Crime
Officials Celebrate Falling Crime While Victims Stop Reporting

Clear Facts
- Officials across major cities are celebrating crime reductions, with Detroit reporting a 10% drop in violent and property crime, Los Angeles seeing a 19% decline in homicides, and New York claiming the fewest murders in recorded history for early 2026.
- National data shows only 30% of property crime victims report incidents to police, and of those reported, just 15.9% result in arrest — dropping to 9.2% for motor vehicle theft.
- In New York, grand larceny clearance rates never exceeded 14% in 2025, while auto theft arrests stayed between 9-11%, meaning the actual probability of accountability for property crime is nearly zero.
From Detroit to Los Angeles to Chicago, city leaders are taking victory laps. Mayor Mary Sheffield in Detroit celebrated a 10 percent drop in both violent and property crime and the city’s fewest murders in 60 years. In Los Angeles, Mayor Karen Bass touted a 19 percent decline in homicides, while her police chief pointed to “noticeable declines in property crime.”
In Chicago, Mayor Brandon Johnson hailed 2025 as “one of the most transformative years in violence reduction” in the city’s history, with property crime like burglaries falling alongside shootings. The FBI’s most recent national data back them up, showing declines in reported violent and property crime alike.
But there’s a fundamental problem with these celebrations. They’re built almost entirely on crimes that victims actually report to police. And for property crime — the most common form of criminal victimization in America — most victims never make that call.
“Many residents have given up on reporting crimes that no one will ever pay for,”
one critic of Mayor Bass’s latest announcement observed.
The Bureau of Justice Statistics runs the National Crime Victimization Survey (NCVS), a massive household survey designed to capture crime that never shows up in a police report. The most recent data, covering 2024, found approximately 13.1 million property victimizations.

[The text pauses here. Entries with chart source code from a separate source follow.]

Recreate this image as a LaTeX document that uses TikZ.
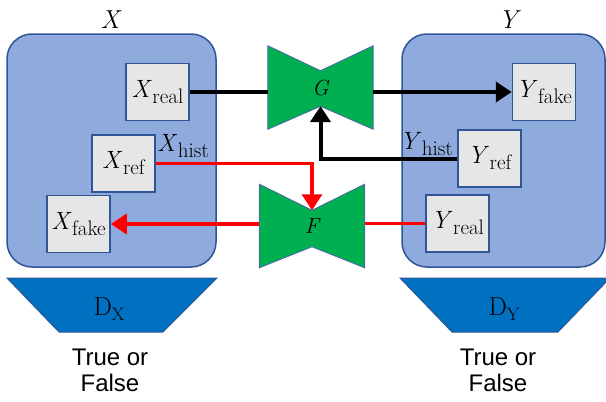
\documentclass[tikz,border=0pt]{standalone}
\usepackage{fontspec}
\newfontfamily\labelsans{Liberation Sans}
\usetikzlibrary{arrows.meta,backgrounds}

% italic variable with a lowered upright index, e.g. X with "real"
\newcommand{\setvar}[2]{\textit{#1}\kern0.5pt\lower6pt\hbox{\fontsize{21}{21}\selectfont #2}}
% upright discriminator name with a lowered index
\newcommand{\discname}[2]{#1\lower5pt\hbox{\fontsize{18}{18}\selectfont #2}}

\definecolor{setfill}{HTML}{8FAADC}
\definecolor{setdraw}{HTML}{2F5597}
\definecolor{itemfill}{HTML}{E7E6E6}
\definecolor{itemdraw}{HTML}{2F5597}
\definecolor{genfill}{HTML}{00B050}
\definecolor{gendraw}{HTML}{41719C}
\definecolor{discfill}{HTML}{0070C0}
\definecolor{discdraw}{HTML}{2F5597}
\definecolor{redline}{HTML}{FF0000}

\begin{document}
\begin{tikzpicture}[x=1pt,y=-1pt,
  setbox/.style={draw=setdraw, fill=setfill, line width=1.5pt,
    rounded corners=25pt, inner sep=0pt, minimum height=233pt},
  itembox/.style={draw=itemdraw, fill=itemfill, line width=1.5pt,
    minimum width=63pt, minimum height=57pt, inner sep=0pt,
    font=\fontsize{25}{30}\selectfont},
  settitle/.style={anchor=base, inner sep=0pt, font=\fontsize{26}{30}\selectfont\itshape},
  histlabel/.style={inner sep=0pt, font=\fontsize{25}{30}\selectfont},
  genbox/.style={minimum width=105pt, minimum height=83pt, inner sep=0pt,
    font=\fontsize{22}{26}\selectfont\itshape},
  genshape/.style={draw=gendraw, fill=genfill, line width=1pt, line join=miter},
  discshape/.style={draw=discdraw, fill=discfill, line width=1pt},
  disclabel/.style={anchor=base, inner sep=0pt, font=\fontsize{26}{30}\selectfont},
  verdict/.style={align=center, inner sep=0pt,
    font=\labelsans\fontsize{24}{26}\selectfont},
  blkconn/.style={draw=black, line width=4pt},
  redconn/.style={draw=redline, line width=3.5pt},
  tip/.style={-{Triangle[length=16pt,width=20pt]}}
]
\useasboundingbox (0,0) rectangle (606,402);

% domain sets
\node[setbox, minimum width=209pt] (Xset) at (111.5,150.5) {};
\node[setbox, minimum width=203pt] (Yset) at (503.5,150.5) {};
\node[settitle] (Xtitle) at (110,28) {X};
\node[settitle] (Ytitle) at (508,28) {Y};

% samples inside the sets
\node[itembox] (Xreal) at (157.5,92) {\setvar{X}{real}};
\node[itembox] (Xref)  at (123.5,163.5) {\setvar{X}{ref}};
\node[itembox] (Xfake) at (78.5,224) {\setvar{X}{fake}};
\node[itembox] (Yfake) at (544,92) {\setvar{Y}{fake}};
\node[itembox] (Yref)  at (489.5,158.5) {\setvar{Y}{ref}};
\node[itembox] (Yreal) at (457.5,223.5) {\setvar{Y}{real}};

% generators
\node[genbox] (G) at (320.5,87.5) {G};
\node[genbox] (F) at (312,226) {F};
\coordinate (Gtop) at ([yshift=-25pt]G.north);
\coordinate (Gbot) at ([yshift=23pt]G.south);
\coordinate (Ftop) at ([yshift=-26pt]F.north);
\coordinate (Fbot) at ([yshift=21pt]F.south);
\begin{scope}[on background layer]
  \path[genshape] (G.north west) -- (Gtop) -- (G.north east)
    -- (G.south east) -- (Gbot) -- (G.south west) -- cycle;
  \path[genshape] (F.north west) -- (Ftop) -- (F.north east)
    -- (F.south east) -- (Fbot) -- (F.south west) -- cycle;
\end{scope}

% histogram labels
\node[histlabel, anchor=base west] (Xhist) at (157,151) {\setvar{X}{hist}};
\node[histlabel, anchor=base east] (Yhist) at (453,149) {\setvar{Y}{hist}};

% G: X -> Y, guided by the Y reference
\draw[blkconn] (Xreal.east) -- (Xreal.east -| G.west);
\draw[blkconn, tip] (Yfake.west -| G.east) -- (Yfake.west);
\draw[blkconn, tip] (Yref.west) -| (Gbot);

% F: Y -> X, guided by the X reference
\draw[redconn] (Yreal.west) -- (Yreal.west -| F.east);
\draw[redconn, tip] (Xfake.east -| F.west) -- (Xfake.east);
\draw[redconn, tip] (Xref.east) -| (Ftop);

% discriminators
\path[discshape] (7,278) -- (217,278) -- (163,332) -- (59,332) -- cycle;
\path[discshape] (400,278) -- (610,278) -- (558,332) -- (452,332) -- cycle;
\node[disclabel] (DX) at (109,315) {\discname{D}{X}};
\node[disclabel] (DY) at (504,315) {\discname{D}{Y}};
\node[verdict] (OutX) at (110,370) {True or\\False};
\node[verdict] (OutY) at (498,370) {True or\\False};
\end{tikzpicture}
\end{document}
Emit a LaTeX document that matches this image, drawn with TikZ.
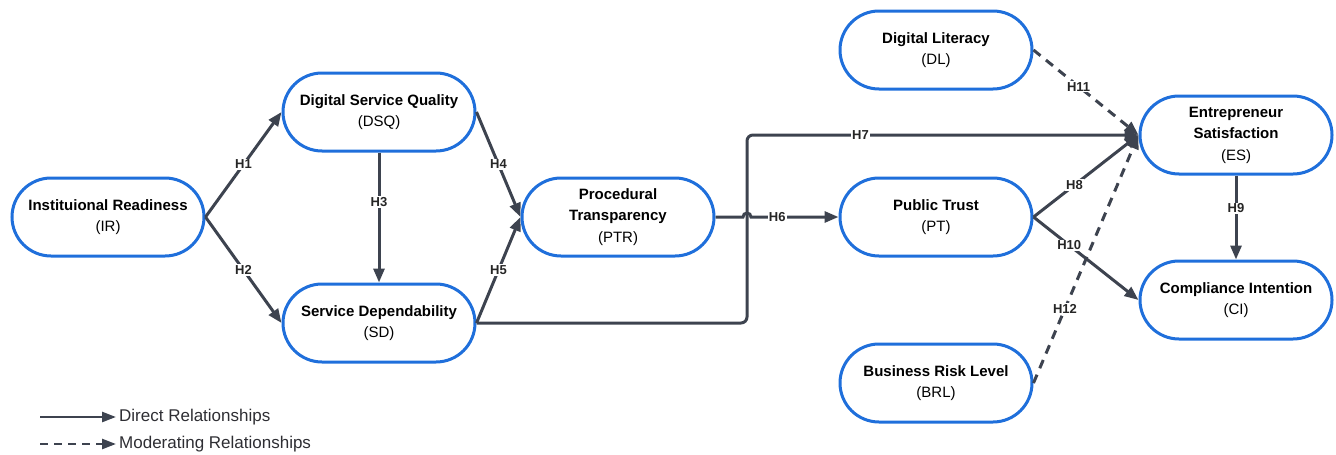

Only about 30 percent were reported to police. And of those that were, the FBI’s 2024 data show barely one in six resulted in an arrest — a clearance rate of just 15.9 percent for property crime overall, and 9.2 percent for motor vehicle theft.
Compare that to 61.4 percent for murder. The system is effectively telling offenders that property crime carries almost no risk.
No city illustrates this disconnect more vividly than New York. On April 2, Mayor Zohran Mamdani and NYPD Commissioner Jessica Tisch stood at One Police Plaza to announce the fewest murders and shooting incidents in recorded history for the first three months of 2026 — just 54 murders citywide, a 28 percent drop from the year before.
Major crime fell 5 percent across all five boroughs. Commissioner Tisch touted a 21 percent decline in burglary and a 20 percent drop in retail theft. In January, Governor Kathy Hochul had already declared New York City “the safest big city in the country.”
The decline in gun violence in some cities is significant and reflects sustained, disciplined police work. But when the claimed success extends to property crime, the data tells a different story.
The NYPD publishes quarterly clearance reports showing how many complaints result in arrest. In 2025, grand larceny — the largest property crime category — had an arrest clearance rate that never exceeded 14 percent in any quarter.
Grand larceny of a motor vehicle was worse: between 9 and 11 percent all year.
Layer the national reporting data on top of those clearance numbers. If 70 percent of property crime victims never report, and the crimes that are reported lead to arrest less than 15 percent of the time for theft and under 11 percent for auto theft, the actual probability that a property crime in America’s largest city results in any accountability is almost zero.
Retail theft sharpens the point. At the same April press conference, Commissioner Tisch touted a 20 percent citywide decline in retail theft.
But that same quarter, the Manhattan Chamber of Commerce was urging the City Council to pass new retail theft legislation and pressing the administration to maintain the Retail Theft Task Force established under its predecessor — not the behavior of a business community that believes the problem is solved. And retail theft isn’t even a standalone category in the FBI’s reporting system.
Officials can tell you incidents went down. They cannot tell you how many of those cases ended in an arrest.
To be clear: This isn’t an argument that law enforcement is failing. Many agencies are doing more with less, and the violent crime reductions in certain cities across the country are real.
What is troubling is that the political narrative around property crime — the victory laps, the press conferences, the claims of historic safety — is built on data that captures less than a third of what is happening. When officials cheer those numbers without acknowledging the scale of unreported victimization beneath them, they are choosing which truth to tell.
And the truth they are leaving out belongs to the millions of Americans who were victimized last year and never called the police — because they had already learned that nothing would come of it.